-- GOAL --
Please reproduce the lines of the records below from the one holding "Recreate this image" through the one holding "noteY = [482, 468];", inclusive, skipping all pictures.
##### GIVEN RECORDS #####
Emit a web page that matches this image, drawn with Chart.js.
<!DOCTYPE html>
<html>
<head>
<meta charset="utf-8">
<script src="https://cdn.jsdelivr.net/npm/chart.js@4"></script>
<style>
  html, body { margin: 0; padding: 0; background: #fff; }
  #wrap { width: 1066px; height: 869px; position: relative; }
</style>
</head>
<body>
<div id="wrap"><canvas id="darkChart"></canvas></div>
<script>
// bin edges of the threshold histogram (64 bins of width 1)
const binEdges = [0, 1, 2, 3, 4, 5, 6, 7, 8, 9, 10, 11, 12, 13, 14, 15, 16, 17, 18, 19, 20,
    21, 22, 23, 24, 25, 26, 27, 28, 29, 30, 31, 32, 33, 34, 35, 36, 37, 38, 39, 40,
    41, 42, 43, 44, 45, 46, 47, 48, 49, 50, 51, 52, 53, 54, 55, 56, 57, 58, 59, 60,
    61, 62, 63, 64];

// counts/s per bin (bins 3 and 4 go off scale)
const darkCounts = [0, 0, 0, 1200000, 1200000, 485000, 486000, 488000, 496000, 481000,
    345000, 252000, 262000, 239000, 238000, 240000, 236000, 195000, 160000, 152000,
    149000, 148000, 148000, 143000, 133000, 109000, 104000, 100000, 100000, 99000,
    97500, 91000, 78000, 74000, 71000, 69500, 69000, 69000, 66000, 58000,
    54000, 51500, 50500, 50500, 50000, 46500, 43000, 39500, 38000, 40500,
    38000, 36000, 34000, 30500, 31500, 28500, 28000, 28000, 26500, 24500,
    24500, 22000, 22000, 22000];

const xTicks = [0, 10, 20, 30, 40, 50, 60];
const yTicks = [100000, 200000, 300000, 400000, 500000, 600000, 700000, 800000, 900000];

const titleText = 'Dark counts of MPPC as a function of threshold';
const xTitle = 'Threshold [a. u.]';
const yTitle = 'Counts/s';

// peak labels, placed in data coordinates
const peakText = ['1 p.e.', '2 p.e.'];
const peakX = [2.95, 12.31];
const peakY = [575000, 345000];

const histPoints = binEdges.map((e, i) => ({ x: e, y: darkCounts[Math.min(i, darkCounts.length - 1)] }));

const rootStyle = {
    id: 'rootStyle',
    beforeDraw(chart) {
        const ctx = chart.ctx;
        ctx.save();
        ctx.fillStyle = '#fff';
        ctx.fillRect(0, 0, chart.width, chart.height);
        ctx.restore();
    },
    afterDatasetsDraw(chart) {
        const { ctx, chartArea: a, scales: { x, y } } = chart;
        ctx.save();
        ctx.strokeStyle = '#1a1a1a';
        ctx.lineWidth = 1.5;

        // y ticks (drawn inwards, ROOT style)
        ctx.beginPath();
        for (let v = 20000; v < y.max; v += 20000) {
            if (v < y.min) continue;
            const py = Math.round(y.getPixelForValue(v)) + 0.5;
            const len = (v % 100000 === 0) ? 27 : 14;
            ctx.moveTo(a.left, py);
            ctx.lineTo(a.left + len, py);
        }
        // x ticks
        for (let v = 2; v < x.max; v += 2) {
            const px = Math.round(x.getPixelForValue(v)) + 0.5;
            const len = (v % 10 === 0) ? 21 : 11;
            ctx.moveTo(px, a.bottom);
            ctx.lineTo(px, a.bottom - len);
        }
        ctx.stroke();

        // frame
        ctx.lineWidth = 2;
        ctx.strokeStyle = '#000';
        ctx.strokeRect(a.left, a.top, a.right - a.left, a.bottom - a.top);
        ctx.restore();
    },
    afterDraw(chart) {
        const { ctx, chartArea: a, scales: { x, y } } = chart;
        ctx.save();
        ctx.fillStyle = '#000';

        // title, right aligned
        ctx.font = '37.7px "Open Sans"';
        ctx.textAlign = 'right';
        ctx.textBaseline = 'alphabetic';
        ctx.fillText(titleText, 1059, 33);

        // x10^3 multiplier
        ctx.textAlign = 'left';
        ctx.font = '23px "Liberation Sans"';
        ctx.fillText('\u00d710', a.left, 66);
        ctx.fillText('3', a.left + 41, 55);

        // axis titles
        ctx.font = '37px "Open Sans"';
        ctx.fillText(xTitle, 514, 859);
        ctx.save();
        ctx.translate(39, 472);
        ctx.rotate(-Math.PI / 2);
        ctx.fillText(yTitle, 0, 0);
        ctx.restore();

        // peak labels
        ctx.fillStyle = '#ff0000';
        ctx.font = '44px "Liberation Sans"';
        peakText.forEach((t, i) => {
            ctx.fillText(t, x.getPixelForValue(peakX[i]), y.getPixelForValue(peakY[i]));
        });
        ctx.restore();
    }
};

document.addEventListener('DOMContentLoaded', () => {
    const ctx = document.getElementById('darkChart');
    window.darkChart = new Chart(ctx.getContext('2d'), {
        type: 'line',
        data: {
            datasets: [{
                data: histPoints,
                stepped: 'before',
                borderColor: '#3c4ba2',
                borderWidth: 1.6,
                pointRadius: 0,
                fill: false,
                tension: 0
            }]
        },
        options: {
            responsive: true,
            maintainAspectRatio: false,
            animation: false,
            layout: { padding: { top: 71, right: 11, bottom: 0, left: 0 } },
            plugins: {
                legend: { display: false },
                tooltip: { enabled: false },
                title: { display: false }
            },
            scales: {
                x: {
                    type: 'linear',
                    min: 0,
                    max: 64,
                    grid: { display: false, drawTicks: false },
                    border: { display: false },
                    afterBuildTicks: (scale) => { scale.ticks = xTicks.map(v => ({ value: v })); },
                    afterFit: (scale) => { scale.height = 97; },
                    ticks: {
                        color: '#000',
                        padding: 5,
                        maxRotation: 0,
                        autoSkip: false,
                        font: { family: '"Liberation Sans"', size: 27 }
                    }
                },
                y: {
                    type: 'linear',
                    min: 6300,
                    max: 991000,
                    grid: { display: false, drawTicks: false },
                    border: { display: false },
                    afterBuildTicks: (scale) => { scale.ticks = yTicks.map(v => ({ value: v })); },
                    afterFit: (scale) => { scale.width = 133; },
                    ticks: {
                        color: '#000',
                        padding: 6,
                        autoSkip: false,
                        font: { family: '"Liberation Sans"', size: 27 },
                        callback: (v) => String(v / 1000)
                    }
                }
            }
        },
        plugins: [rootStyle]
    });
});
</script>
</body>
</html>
#####
##### GIVEN RECORDS #####
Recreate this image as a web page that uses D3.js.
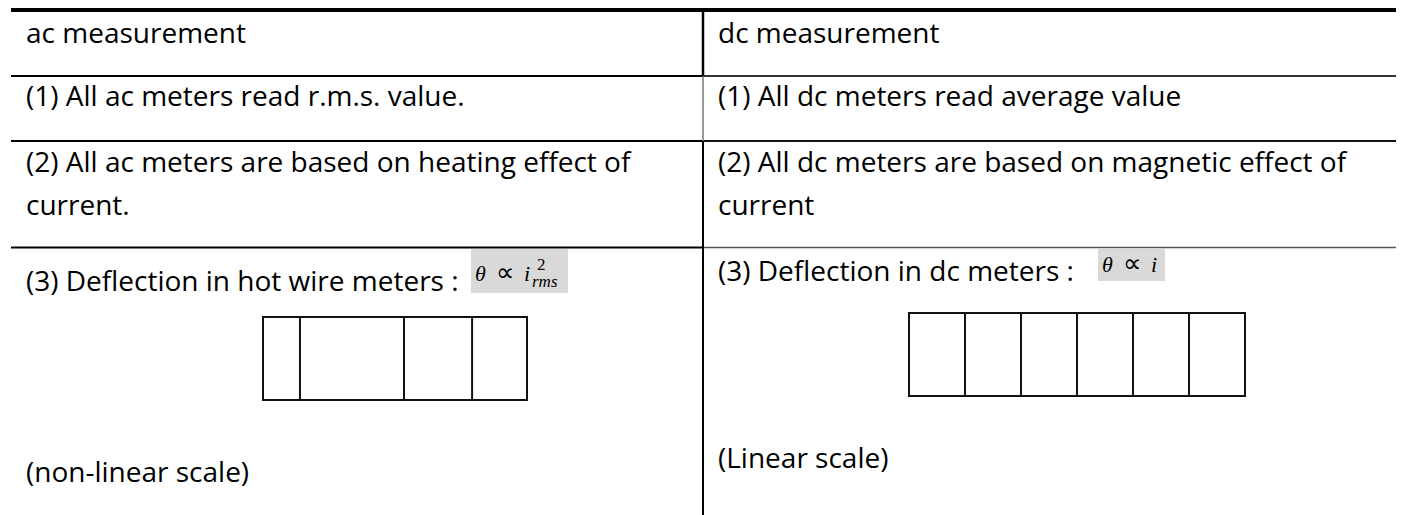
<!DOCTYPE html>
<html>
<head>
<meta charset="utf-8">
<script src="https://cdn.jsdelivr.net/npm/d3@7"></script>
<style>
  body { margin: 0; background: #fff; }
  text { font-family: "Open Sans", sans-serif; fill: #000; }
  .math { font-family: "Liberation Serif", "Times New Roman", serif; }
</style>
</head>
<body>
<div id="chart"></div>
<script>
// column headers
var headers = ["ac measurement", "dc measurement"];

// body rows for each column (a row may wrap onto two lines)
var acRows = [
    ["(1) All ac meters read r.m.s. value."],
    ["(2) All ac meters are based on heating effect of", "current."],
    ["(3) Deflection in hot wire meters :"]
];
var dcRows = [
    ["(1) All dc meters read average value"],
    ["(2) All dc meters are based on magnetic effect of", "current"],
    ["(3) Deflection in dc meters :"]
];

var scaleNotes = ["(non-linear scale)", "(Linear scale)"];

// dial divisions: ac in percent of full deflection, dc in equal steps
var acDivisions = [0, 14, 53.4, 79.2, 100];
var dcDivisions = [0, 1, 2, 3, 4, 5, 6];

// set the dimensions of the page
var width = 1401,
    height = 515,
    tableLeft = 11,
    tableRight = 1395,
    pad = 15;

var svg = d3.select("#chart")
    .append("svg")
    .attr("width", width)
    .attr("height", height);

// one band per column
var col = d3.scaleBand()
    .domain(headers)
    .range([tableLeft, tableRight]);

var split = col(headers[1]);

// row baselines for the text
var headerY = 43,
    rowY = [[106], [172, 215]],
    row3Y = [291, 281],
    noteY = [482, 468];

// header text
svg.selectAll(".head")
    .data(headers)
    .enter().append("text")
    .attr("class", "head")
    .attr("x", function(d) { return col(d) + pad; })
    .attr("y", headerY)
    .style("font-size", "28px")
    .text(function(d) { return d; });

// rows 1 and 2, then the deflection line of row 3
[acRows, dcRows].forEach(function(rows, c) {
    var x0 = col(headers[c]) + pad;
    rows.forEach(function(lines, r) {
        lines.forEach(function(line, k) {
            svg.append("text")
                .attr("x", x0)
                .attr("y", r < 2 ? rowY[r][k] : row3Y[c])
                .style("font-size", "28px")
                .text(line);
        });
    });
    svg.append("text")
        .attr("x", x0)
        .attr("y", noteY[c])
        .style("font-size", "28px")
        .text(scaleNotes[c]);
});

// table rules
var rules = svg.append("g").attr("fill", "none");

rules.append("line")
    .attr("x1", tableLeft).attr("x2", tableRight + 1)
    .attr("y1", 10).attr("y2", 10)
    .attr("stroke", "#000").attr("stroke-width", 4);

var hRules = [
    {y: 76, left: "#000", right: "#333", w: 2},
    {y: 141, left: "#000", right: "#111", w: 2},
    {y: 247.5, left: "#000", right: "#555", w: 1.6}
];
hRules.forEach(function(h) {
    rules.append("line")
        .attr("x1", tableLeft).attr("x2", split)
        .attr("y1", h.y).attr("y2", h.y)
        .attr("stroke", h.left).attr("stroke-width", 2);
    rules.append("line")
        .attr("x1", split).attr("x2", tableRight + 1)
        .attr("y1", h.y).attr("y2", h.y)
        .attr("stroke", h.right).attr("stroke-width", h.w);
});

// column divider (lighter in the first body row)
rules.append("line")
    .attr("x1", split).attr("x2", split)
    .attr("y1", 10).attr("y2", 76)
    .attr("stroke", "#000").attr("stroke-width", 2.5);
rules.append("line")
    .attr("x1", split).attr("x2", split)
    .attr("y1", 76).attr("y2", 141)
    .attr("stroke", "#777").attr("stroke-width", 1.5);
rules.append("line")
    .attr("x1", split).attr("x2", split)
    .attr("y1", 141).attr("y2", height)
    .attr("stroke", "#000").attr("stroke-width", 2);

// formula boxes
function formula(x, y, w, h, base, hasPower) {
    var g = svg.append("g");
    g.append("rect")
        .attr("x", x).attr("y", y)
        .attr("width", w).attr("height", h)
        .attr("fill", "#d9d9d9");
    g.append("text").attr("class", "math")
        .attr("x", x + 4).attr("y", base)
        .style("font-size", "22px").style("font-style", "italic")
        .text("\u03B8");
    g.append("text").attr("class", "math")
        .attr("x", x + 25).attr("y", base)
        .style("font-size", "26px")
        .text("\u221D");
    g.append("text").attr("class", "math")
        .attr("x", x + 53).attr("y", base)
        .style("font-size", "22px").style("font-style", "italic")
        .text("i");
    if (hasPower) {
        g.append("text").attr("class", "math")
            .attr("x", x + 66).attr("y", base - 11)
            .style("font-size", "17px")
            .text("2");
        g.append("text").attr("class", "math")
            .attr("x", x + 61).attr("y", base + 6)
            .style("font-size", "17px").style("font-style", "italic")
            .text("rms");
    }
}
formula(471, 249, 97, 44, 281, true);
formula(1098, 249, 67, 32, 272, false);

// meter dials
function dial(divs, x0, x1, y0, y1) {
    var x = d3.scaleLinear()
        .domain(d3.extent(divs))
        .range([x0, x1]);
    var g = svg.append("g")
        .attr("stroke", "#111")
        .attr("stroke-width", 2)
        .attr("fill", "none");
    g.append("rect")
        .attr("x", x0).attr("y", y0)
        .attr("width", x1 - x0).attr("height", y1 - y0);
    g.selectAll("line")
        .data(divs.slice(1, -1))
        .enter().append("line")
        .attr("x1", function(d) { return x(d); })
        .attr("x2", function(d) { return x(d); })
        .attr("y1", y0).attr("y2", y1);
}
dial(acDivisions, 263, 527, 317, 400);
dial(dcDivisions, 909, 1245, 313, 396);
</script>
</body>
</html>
#####
-- TASK OUTPUT --
Recreate this image as a web page that uses D3.js.
<!DOCTYPE html>
<html>
<head>
<meta charset="utf-8">
<script src="https://cdn.jsdelivr.net/npm/d3@7"></script>
<style>
  body { margin: 0; background: #fff; }
  text { font-family: "Open Sans", sans-serif; fill: #000; }
  .math { font-family: "Liberation Serif", "Times New Roman", serif; }
</style>
</head>
<body>
<div id="chart"></div>
<script>
// column headers
var headers = ["ac measurement", "dc measurement"];

// body rows for each column (a row may wrap onto two lines)
var acRows = [
    ["(1) All ac meters read r.m.s. value."],
    ["(2) All ac meters are based on heating effect of", "current."],
    ["(3) Deflection in hot wire meters :"]
];
var dcRows = [
    ["(1) All dc meters read average value"],
    ["(2) All dc meters are based on magnetic effect of", "current"],
    ["(3) Deflection in dc meters :"]
];

var scaleNotes = ["(non-linear scale)", "(Linear scale)"];

// dial divisions: ac in percent of full deflection, dc in equal steps
var acDivisions = [0, 14, 53.4, 79.2, 100];
var dcDivisions = [0, 1, 2, 3, 4, 5, 6];

// set the dimensions of the page
var width = 1401,
    height = 515,
    tableLeft = 11,
    tableRight = 1395,
    pad = 15;

var svg = d3.select("#chart")
    .append("svg")
    .attr("width", width)
    .attr("height", height);

// one band per column
var col = d3.scaleBand()
    .domain(headers)
    .range([tableLeft, tableRight]);

var split = col(headers[1]);

// row baselines for the text
var headerY = 43,
    rowY = [[106], [172, 215]],
    row3Y = [291, 281],
    noteY = [482, 468];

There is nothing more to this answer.